Sebagai contoh seorang Adolf Hitler mantan ketua partai Nazi, yang menganggap
bahwa hanya negara dan bangsanya yang paling unggul jika dibandingkan dengan
negara dan bangsa lainnya. Kedua, sekalipun
nasionalisme tidak menggunakan konfrontasi militer, namun nasionalisme bisa
menjadi hambatan bagi sebuah negara dalam menjalin kerjasama dengan negara
lain. Ketiga, rasa nasionalisme yang
berlebihan juga akan merusak hubungan antara politik dan ekonomi suatu negara.

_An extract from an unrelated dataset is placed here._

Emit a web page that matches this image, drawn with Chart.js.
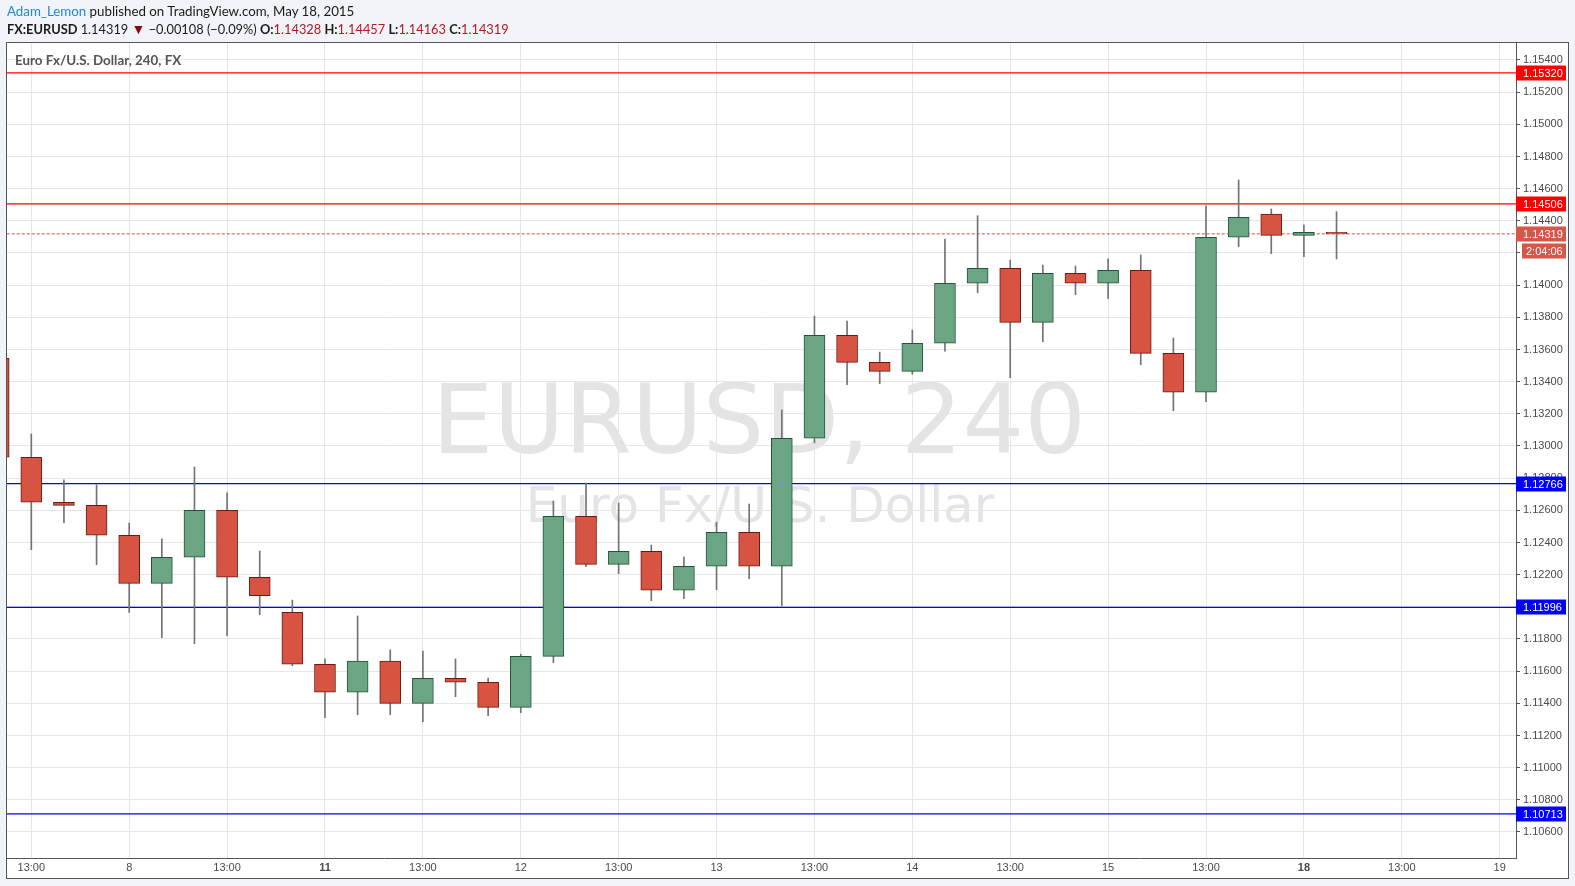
<!DOCTYPE html>
<html>
<head>
<meta charset="utf-8">
<script src="https://cdn.jsdelivr.net/npm/chart.js@4/dist/chart.umd.min.js"></script>
<style>
  html, body { margin:0; padding:0; background:#f0f3f7; width:1575px; height:886px; overflow:hidden; }
  #c { position:absolute; left:0; top:0; }
  .hd { position:absolute; font-family: Lato, "Open Sans", sans-serif; font-size:13px; line-height:16px; color:#1a1a1a; white-space:nowrap; }
  .b { font-weight:bold; }
  .v { color:#b3191f; }
</style>
</head>
<body>
<canvas id="c" width="1575" height="886"></canvas>
<div class="hd" style="left:7px; top:3px; font-size:13.3px;"><span style="color:#1d8ad2;">Adam_Lemon</span> published on TradingView.com, May 18, 2015</div>
<div class="hd" style="left:7px; top:21px; font-size:12.8px;"><span class="b">FX:EURUSD</span> 1.14319 <span style="color:#8b0b0b; font-size:14px;">▼</span> −0.00108 (−0.09%) <span class="b">O:</span><span class="v">1.14328</span> <span class="b">H:</span><span class="v">1.14457</span> <span class="b">L:</span><span class="v">1.14163</span> <span class="b">C:</span><span class="v">1.14319</span></div>
<div class="hd" style="left:15px; top:52px; font-size:13.4px; font-weight:bold; color:#555;">Euro Fx/U.S. Dollar, 240, FX</div>
<script>
// ---- data ----
const barTimes = [
  '05-07 09:00','05-07 13:00','05-07 17:00','05-07 21:00',
  '05-08 01:00','05-08 05:00','05-08 09:00','05-08 13:00','05-08 17:00','05-08 21:00',
  '05-11 01:00','05-11 05:00','05-11 09:00','05-11 13:00','05-11 17:00','05-11 21:00',
  '05-12 01:00','05-12 05:00','05-12 09:00','05-12 13:00','05-12 17:00','05-12 21:00',
  '05-13 01:00','05-13 05:00','05-13 09:00','05-13 13:00','05-13 17:00','05-13 21:00',
  '05-14 01:00','05-14 05:00','05-14 09:00','05-14 13:00','05-14 17:00','05-14 21:00',
  '05-15 01:00','05-15 05:00','05-15 09:00','05-15 13:00','05-15 17:00','05-15 21:00',
  '05-18 01:00','05-18 05:00'
];
const opens = [1.13545,1.12930,1.12650,1.12631,1.12445,1.12146,1.12308,1.12600,1.12184,1.11966,
  1.11643,1.11469,1.11663,1.11400,1.11556,1.11531,1.11375,1.11692,1.12563,1.12264,
  1.12345,1.12103,1.12252,1.12463,1.12252,1.13048,1.13688,1.13520,1.13464,1.13639,
  1.14012,1.14105,1.13769,1.14074,1.14012,1.14092,1.13576,1.13334,1.14298,1.14442,
  1.14310,1.14328];
const highs = [1.13560,1.13075,1.12789,1.12759,1.12521,1.12422,1.12869,1.12708,1.12347,1.12042,
  1.11676,1.11943,1.11732,1.11725,1.11676,1.11557,1.11705,1.12658,1.12770,1.12646,
  1.12384,1.12310,1.12526,1.12639,1.13224,1.13808,1.13777,1.13584,1.13721,1.14287,
  1.14432,1.14156,1.14125,1.14119,1.14163,1.14188,1.13671,1.14494,1.14654,1.14474,
  1.14374,1.14457];
const lows = [1.12900,1.12355,1.12523,1.12262,1.11964,1.11808,1.11771,1.11820,1.11951,1.11634,
  1.11311,1.11329,1.11329,1.11286,1.11441,1.11323,1.11342,1.11653,1.12250,1.12206,
  1.12038,1.12051,1.12107,1.12175,1.12007,1.13020,1.13381,1.13387,1.13446,1.13589,
  1.13953,1.13425,1.13648,1.13941,1.13916,1.13505,1.13219,1.13275,1.14239,1.14196,
  1.14177,1.14163];
const closes = [1.12930,1.12650,1.12631,1.12445,1.12146,1.12308,1.12600,1.12184,1.12069,1.11643,
  1.11469,1.11663,1.11400,1.11556,1.11531,1.11375,1.11692,1.12563,1.12264,1.12345,
  1.12103,1.12252,1.12463,1.12252,1.13048,1.13688,1.13520,1.13464,1.13639,1.14012,
  1.14105,1.13769,1.14074,1.14012,1.14092,1.13576,1.13334,1.14298,1.14422,1.14310,
  1.14328,1.14319];
const firstSlot = -1;              // first bar sits one slot left of the first time label
const xTickSlots = [0,3,6,9,12,15,18,21,24,27,30,33,36,39,42,45];
const xTickLabels = ['13:00','8','13:00','11','13:00','12','13:00','13','13:00','14','13:00','15','13:00','18','13:00','19'];
const xBoldLabels = ['11','18'];
const yTickValues = [1.106,1.108,1.110,1.112,1.114,1.116,1.118,1.120,1.122,1.124,1.126,1.128,1.130,
  1.132,1.134,1.136,1.138,1.140,1.142,1.144,1.146,1.148,1.150,1.152,1.154];
const levelValues = [1.15320, 1.14506, 1.12766, 1.11996, 1.10713];
const levelColors = ['#ff0000','#ff0000','#0000ff','#0000ff','#0000ff'];
const lastPrice = 1.14319;
const countdown = '2:04:06';

// ---- styling ----
const UP_FILL = '#6ba583', UP_EDGE = '#225437';
const DN_FILL = '#d75442', DN_EDGE = '#6f1711';
const WICK = '#737375';
const LAST_COLOR = '#d6564a';
const AX = '#555555';

const slot = i => firstSlot + i;
const bodies = opens.map((o,i) => ({x: slot(i), y: [o, closes[i]]}));
const wicks = lows.map((l,i) => ({x: slot(i), y: [l, highs[i]]}));
const isUp = opens.map((o,i) => closes[i] >= o);

const XMIN = -0.745, XMAX = 45.50, YMIN = 1.104382, YMAX = 1.155057;

const levelDatasets = levelValues.map((v,k) => ({
  type: 'line', data: [{x: XMIN - 2, y: v}, {x: XMAX + 2, y: v}],
  borderColor: levelColors[k], borderWidth: 1.3, pointRadius: 0, order: 3
}));
levelDatasets.push({
  type: 'line', data: [{x: XMIN - 2, y: lastPrice}, {x: XMAX + 2, y: lastPrice}],
  borderColor: '#e0483a', borderWidth: 1, borderDash: [3,2], pointRadius: 0, order: 3
});

const decor = {
  id: 'decor',
  beforeDraw(chart) {
    const ctx = chart.ctx;
    ctx.save();
    ctx.fillStyle = '#ffffff';
    ctx.fillRect(6.5, 42.5, 1562, 836);
    // watermark
    ctx.fillStyle = '#e4e4e4';
    ctx.textAlign = 'center';
    ctx.textBaseline = 'alphabetic';
    ctx.font = '97px "DejaVu Sans"';
    ctx.fillText('EURUSD, 240', 759, 453);
    ctx.font = '50px "DejaVu Sans"';
    ctx.fillText('Euro Fx/U.S. Dollar', 760, 522);
    ctx.restore();
  },
  afterDraw(chart) {
    const ctx = chart.ctx, y = chart.scales.y, a = chart.chartArea;
    ctx.save();
    // outer frame
    ctx.strokeStyle = AX; ctx.lineWidth = 1;
    ctx.strokeRect(6.5, 42.5, 1562, 836);
    ctx.font = '11px "Liberation Sans"';
    ctx.textBaseline = 'middle';
    ctx.textAlign = 'left';
    const box = (val, color, text, x0) => {
      const py = y.getPixelForValue(val);
      ctx.fillStyle = color;
      ctx.fillRect(x0, Math.round(py) - 7.5, 1566 - x0, 15);
      ctx.fillStyle = '#ffffff';
      ctx.fillText(text, 1523, Math.round(py) + 0.5);
      return py;
    };
    levelValues.forEach((v,k) => box(v, levelColors[k], v.toFixed(5), a.right));
    const py = y.getPixelForValue(lastPrice);
    ctx.fillStyle = LAST_COLOR;
    ctx.fillRect(a.right, Math.round(py) - 7.5, 1566 - a.right, 15);
    ctx.fillRect(1522, Math.round(py) + 9.5, 44, 15);
    ctx.fillStyle = '#ffffff';
    ctx.fillText(lastPrice.toFixed(5), 1523, Math.round(py) + 0.5);
    ctx.fillText(countdown, 1526, Math.round(py) + 17.5);
    ctx.restore();
  }
};

new Chart(document.getElementById('c'), {
  type: 'bar',
  data: {
    datasets: [
      { data: bodies, barThickness: 21, grouped: false, borderWidth: 1, borderSkipped: false,
        backgroundColor: isUp.map(u => u ? UP_FILL : DN_FILL),
        borderColor: isUp.map(u => u ? UP_EDGE : DN_EDGE), order: 1 },
      { data: wicks, barThickness: 1, grouped: false, borderWidth: 0,
        backgroundColor: WICK, order: 2 },
      ...levelDatasets
    ]
  },
  options: {
    responsive: false,
    animation: false,
    events: [],
    layout: { padding: { left: 7, right: 6, top: 43, bottom: 8 } },
    plugins: { legend: { display: false }, tooltip: { enabled: false } },
    scales: {
      x: {
        type: 'linear', min: XMIN, max: XMAX, offset: false,
        grid: { color: '#e6e6e6', offset: false, drawTicks: false },
        border: { display: true, color: AX, width: 1 },
        afterBuildTicks: s => { s.ticks = xTickSlots.map(v => ({ value: v })); },
        afterFit: s => { s.height = 20; },
        ticks: {
          autoSkip: false, maxRotation: 0, padding: 3, color: '#4a4a4a',
          font: ctx => ({ family: '"Liberation Sans"', size: 11,
            weight: (ctx.tick && xBoldLabels.includes(ctx.tick.label)) ? 'bold' : 'normal' }),
          callback: (v, i) => xTickLabels[i]
        }
      },
      y: {
        type: 'linear', position: 'right', min: YMIN, max: YMAX,
        grid: { color: '#e6e6e6', tickColor: AX, tickLength: 4, drawTicks: true },
        border: { display: true, color: AX, width: 1 },
        afterBuildTicks: s => { s.ticks = yTickValues.map(v => ({ value: v })); },
        afterFit: s => { s.width = 53; },
        ticks: {
          padding: 3, color: '#4a4a4a', font: { family: '"Liberation Sans"', size: 11 },
          callback: v => v.toFixed(5)
        }
      }
    }
  },
  plugins: [decor]
});
</script>
</body>
</html>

Oleh karenanya, nasionalisme bisa mendorong adanya sebuah kerusakan negara
sehingga mampu menggoyahkan stabilitas hubungan aspek ekonomi dan politik yang
berkelanjutan. Keempat, jika
nasionalisme tumbuh dalam sebuah negara yang dipimpin oleh pemerintahan yang
diktator, maka bisa mendorong rakyatnya melakukan pemberontakan atau nationalism movement. Ketidaksamaan
pendapat atau mungkin perbedaan ideologi ditambah dengan besarnya rasa
nasionalisme bisa menyebabkan suatu masyarakat memilih untuk lepas dari
kedauatan dan ikatan sebuah negara.
Nasionalisme memiliki banyak dampak positif, namun jika
disalahartikan dapat justru dapat berdampak negatif, seperti yang telah
dipaparkan di atas. Nasionalisme yang berlebih, terlalu menyanjung agungkan
etnisnya sendiri sehingga merendahkan dan ingin menyingkirkan etnis yang lain,
itu merupakan sikap nasionalisme yang tidak pada tatanannya. Dalam sejarah
pernah tercatat Nasionalisme yang bertentangan dengan Etnisitas, yang pada
akhirnya berakhir pada pemberontakan dan juga penindasan terhadap etnis
tertentu. Benito Mussolini dan Adolf
Hilter, merupakan kedua tokoh yang begitu mengagungkan bangsa sendiri, Abdolf
hilter begitu membenci orang yahudi, dan ia ingin mengusir etnis yahudi yang
ada di jerman.
Nasionalisme memang dapat berdampak positif maupun negatif. Positif
ketika nasionalisme mampu membawa warga negara dalam sebuah integrasi atau
persatuan, dan akan negatif jika nasionalisme membuat warga negara menjadi
idealis dan menganggap rendah warga negara lain yang akan berakhir pada
disintegrasi.
Saat ini sebagian besar konflik yang tengah berkembang di Indonesia
adalah etnisitas yang seringkali membawa serta atribut agama. Ada suatu etnik
yang yang mayoritas memeluk agama tertentu sehingga konflik etnis seolah-olah
menjadi konflik agama juga, Saat ini
penyebab utamanya adalah diakibatkan oleh perasaan-perasaan etnisitas
dan nasionalisme yang sering kali diawali oleh marginalisasi, baik
marginalisasi secara politik atau ekonomise. Seperti halnya yang terjadi di
Ambon, sebagai contoh konflik etnis-etnis yang ada di Indonesia merefleksikan
hal ini di mana konflik etnis dibalut dengan isu agama. Sebagai akibatnya,
konflik tidak lagi melibatkan dua atau lebih etnik, tetapi juga menyulut
sentimen agama.
Konflik etnik menurut winarno (2014) disebabkan oleh beberapa
faktor yaitu sebagai berikut:
Pertama, munculnya etnosentrisme. Konsep etnosentrisme seringkali dipakai
secara bersama-sama dengan rasisme. Definisi konsep ini mewakili sebuah
pengertian bahwa setiap kelompok etnik atau ras mempunyai semangat
kelompoknyalah yang paling superior jika dibandingkan dengan kelompok lain,
sehingga muncul sebuah sentimen anggapan etnik lain lebih rendah ketimbang
etniknya sendiri. Kedua, keabsahan
teritorial. Khususnya bagi kelompok etnik “pendatang” yang mendiami wilayah
bangsa lain. Kelompok etnik “asli” bisa melakukan tindakan pembersihan (ethnic cleansing) bagi etnik “pendatang”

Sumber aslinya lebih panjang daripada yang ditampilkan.